Telling someone a hard truth was a misstep in my promises in that I didn't phrase it right.  I hadn't captured the exact meaning of what I needed to do this week, but I was observant enough to catch the error in the sentence, and so I set about revising.  I confessed a truth this week, and while the other person was present for the confession, I was both confessor and recipient of the confession.  This week found me being honest with myself in a way I hadn't expected.  My promise changed me, which, at its heart, is the entire reason the promises exist.

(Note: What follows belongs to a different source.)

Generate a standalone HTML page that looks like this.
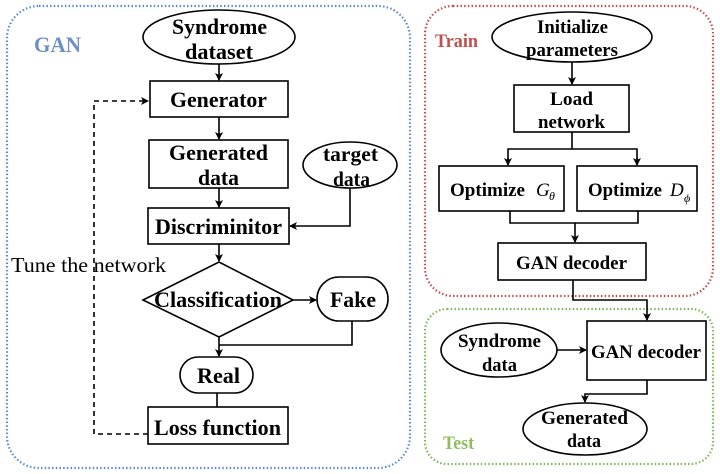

Next week's promise should be a little "lighter" in tone.


1 comment:

  1. Sounds like there was always some opposite polarity in this relationship? In my experience the polarity IS the source of energy which maintains the connection. Like magnets, its the opposition that attracts. Sounds cliche, but if you take the analogy further, you'd find yourself in an infinity loop (the figure eight laying on its side). The orbits of two points on the loop sometimes are repelled equally, and impelled equally by the magnetism (or gravity, lets mix some metaphors eh!) When they pass too close on that loop, the conversations get very personal, and deep like you said. I almost see the heated coronas of two massive suns agitate as they pass through the dark; phantom tendrils of super-heated plasma reaching out, embracing and retracting. The funny thing... how can u ask a rock to change its magnetic properties? Can counseling really achieve such a feat? If not, I guess the best one can do is enjoy the brief alignments, consciously avoid mourning the movement away from the other - knowing it is natural, lawful, and damn near unavoidable. We all behave like bloody atoms anyhow, so whats to worry eh? "They" figured that out before the frickin industrial revolution, when "they" said, "As above, so below". So much in so few words. Amazing.